DIRECTIONS: Look through the material and tally each line bearing the word "matplotlib". Give only the total.

DATA SECTION:
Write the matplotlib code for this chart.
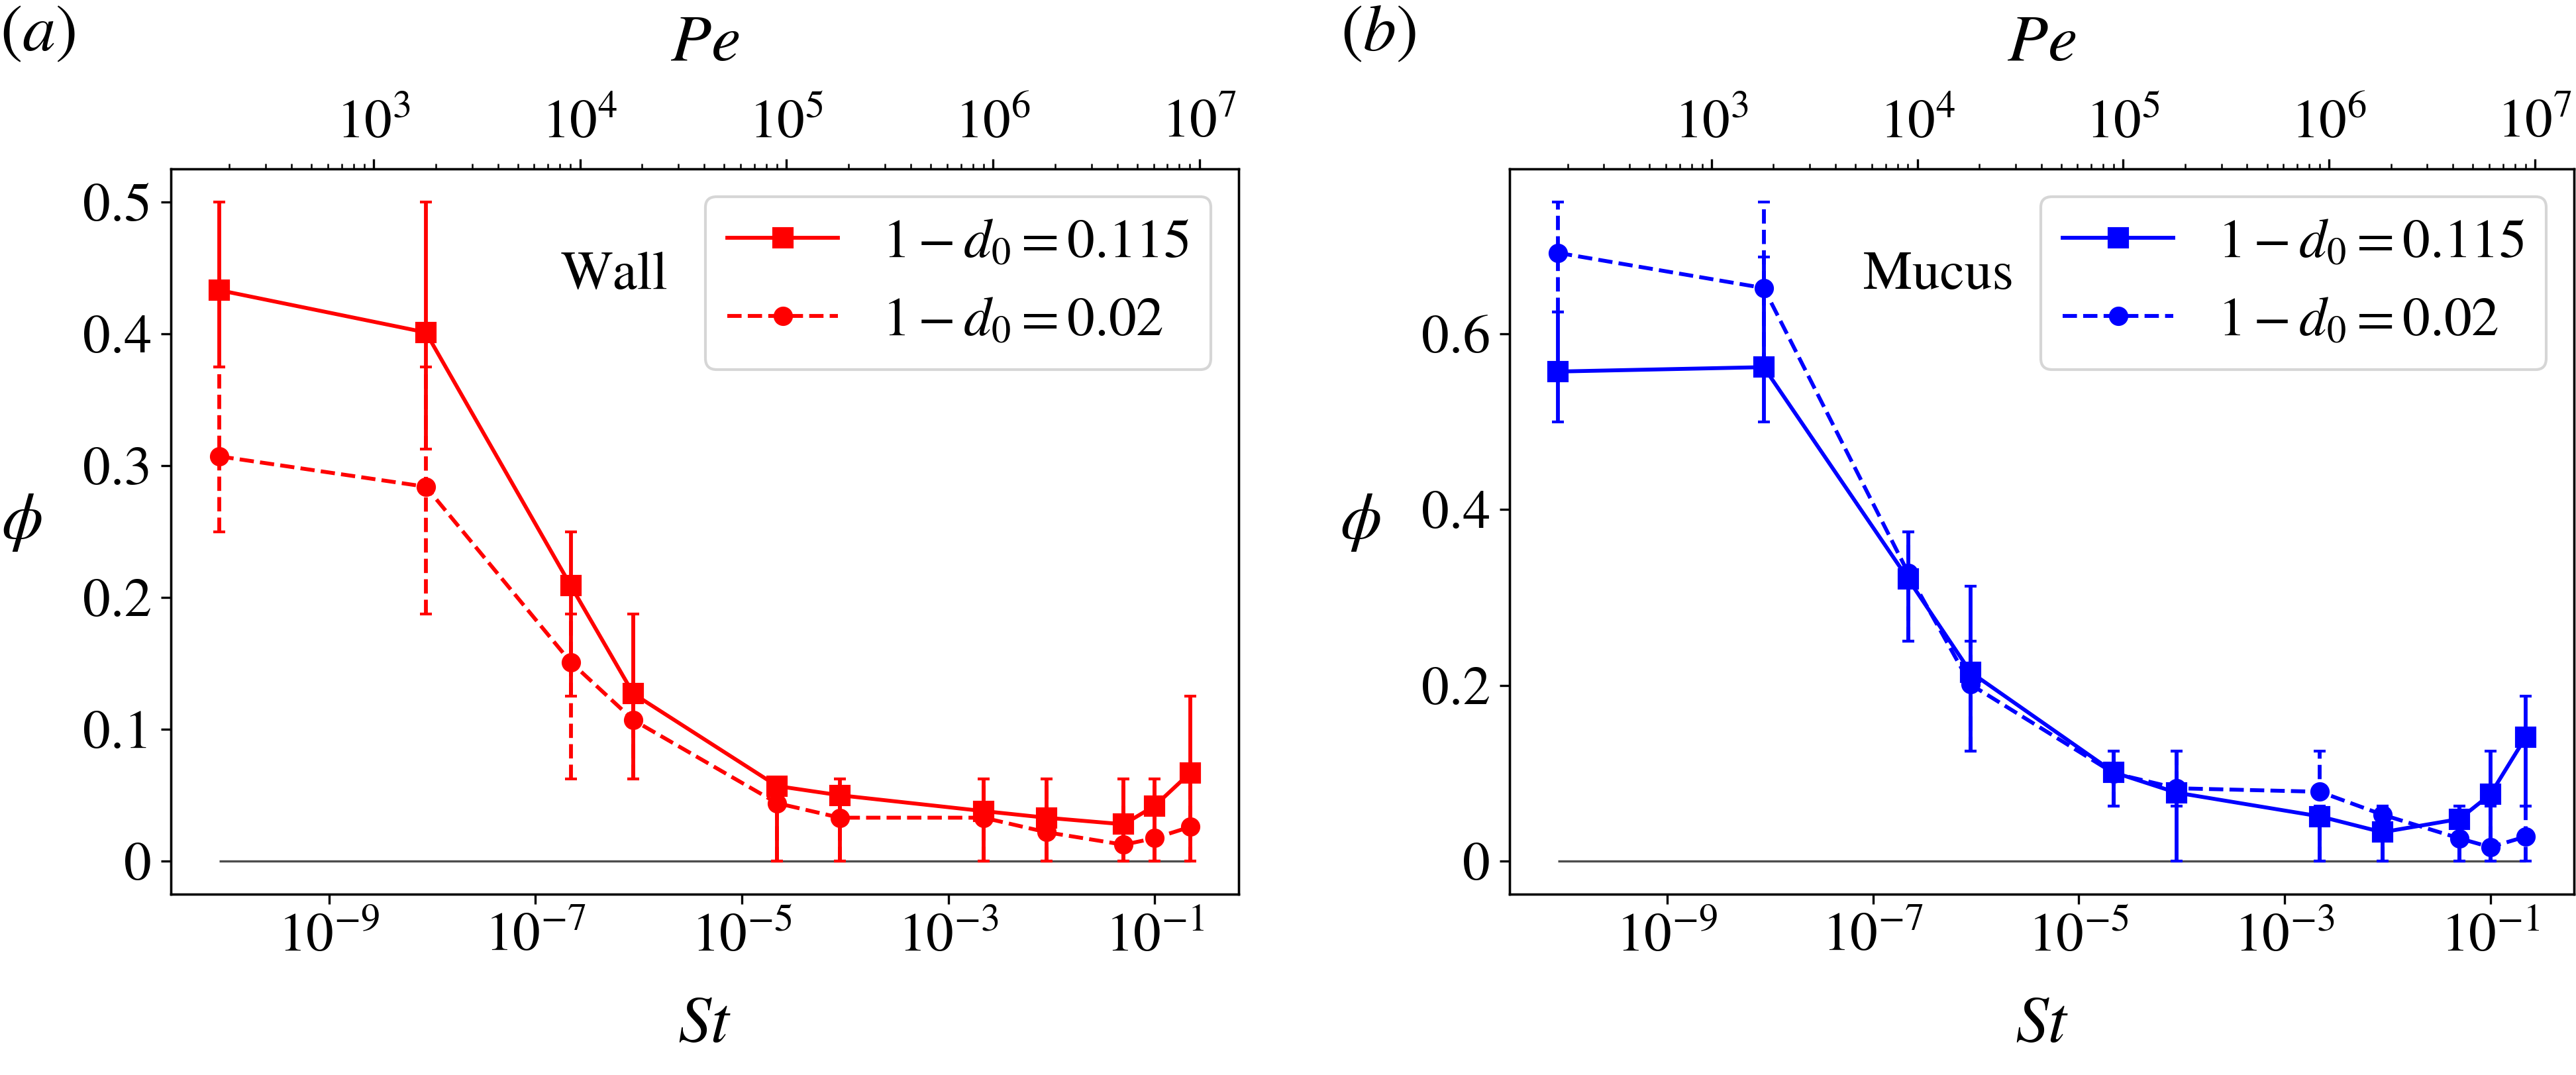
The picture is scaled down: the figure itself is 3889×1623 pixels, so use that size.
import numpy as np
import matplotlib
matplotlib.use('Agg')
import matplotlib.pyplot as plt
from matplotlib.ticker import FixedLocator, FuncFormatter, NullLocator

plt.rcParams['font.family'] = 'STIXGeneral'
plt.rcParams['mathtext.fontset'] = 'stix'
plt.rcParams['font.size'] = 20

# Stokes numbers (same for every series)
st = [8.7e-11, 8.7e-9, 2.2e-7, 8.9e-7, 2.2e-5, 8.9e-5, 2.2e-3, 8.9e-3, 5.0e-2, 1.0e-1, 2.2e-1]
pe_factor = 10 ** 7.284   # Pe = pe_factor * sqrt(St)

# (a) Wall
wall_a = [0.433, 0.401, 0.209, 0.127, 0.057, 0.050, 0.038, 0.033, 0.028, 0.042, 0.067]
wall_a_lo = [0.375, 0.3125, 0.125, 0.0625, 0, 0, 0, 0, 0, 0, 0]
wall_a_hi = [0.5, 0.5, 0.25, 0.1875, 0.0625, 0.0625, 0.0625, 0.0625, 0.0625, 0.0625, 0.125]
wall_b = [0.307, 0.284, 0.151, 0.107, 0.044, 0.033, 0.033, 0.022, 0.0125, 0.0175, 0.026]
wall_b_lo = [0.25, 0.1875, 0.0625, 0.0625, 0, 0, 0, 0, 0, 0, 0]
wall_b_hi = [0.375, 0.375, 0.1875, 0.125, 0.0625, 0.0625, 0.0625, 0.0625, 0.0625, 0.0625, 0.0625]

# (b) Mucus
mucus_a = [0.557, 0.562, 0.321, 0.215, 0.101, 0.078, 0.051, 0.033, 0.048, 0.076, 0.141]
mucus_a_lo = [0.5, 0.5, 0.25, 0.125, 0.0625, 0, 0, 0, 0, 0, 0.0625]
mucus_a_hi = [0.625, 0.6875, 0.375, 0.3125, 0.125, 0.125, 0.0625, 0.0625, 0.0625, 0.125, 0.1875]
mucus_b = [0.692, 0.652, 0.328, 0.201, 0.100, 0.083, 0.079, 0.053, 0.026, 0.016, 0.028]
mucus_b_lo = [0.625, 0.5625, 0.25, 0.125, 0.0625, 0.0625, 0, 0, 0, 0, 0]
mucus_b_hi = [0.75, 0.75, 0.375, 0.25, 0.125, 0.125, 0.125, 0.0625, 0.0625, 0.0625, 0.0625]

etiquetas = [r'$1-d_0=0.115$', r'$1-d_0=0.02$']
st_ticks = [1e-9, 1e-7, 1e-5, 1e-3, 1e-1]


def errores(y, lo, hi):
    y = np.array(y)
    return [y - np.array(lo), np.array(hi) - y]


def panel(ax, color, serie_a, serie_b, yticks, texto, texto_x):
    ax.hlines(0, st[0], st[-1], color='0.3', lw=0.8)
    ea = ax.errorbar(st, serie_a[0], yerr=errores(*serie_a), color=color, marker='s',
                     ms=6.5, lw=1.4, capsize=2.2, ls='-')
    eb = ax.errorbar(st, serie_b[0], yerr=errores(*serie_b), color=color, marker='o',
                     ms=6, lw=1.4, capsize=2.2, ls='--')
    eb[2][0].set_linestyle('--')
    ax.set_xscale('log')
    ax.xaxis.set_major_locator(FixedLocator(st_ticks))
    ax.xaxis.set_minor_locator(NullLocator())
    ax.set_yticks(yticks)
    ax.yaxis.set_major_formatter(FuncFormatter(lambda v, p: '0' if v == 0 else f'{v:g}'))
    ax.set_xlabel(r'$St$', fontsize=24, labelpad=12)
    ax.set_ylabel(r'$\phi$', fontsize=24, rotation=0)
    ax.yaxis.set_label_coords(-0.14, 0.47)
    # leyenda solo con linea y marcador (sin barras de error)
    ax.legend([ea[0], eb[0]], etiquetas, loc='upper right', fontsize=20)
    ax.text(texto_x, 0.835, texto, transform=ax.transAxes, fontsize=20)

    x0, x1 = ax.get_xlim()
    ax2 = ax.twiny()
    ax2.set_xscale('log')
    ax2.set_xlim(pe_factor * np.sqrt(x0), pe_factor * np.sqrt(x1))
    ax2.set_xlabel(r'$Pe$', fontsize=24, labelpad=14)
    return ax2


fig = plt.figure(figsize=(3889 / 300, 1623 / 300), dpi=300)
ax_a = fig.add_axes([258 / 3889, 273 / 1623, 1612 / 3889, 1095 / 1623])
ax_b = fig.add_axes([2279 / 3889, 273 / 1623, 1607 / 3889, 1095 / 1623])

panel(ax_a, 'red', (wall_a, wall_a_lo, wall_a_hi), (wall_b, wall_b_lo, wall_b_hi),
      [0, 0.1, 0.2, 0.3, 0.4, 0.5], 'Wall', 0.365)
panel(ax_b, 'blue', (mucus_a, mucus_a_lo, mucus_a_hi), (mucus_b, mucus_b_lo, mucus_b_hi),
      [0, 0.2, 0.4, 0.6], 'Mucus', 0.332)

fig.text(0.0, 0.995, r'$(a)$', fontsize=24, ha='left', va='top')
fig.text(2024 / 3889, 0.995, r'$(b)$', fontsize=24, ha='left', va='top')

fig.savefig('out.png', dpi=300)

ANSWER TO THIS TASK: 5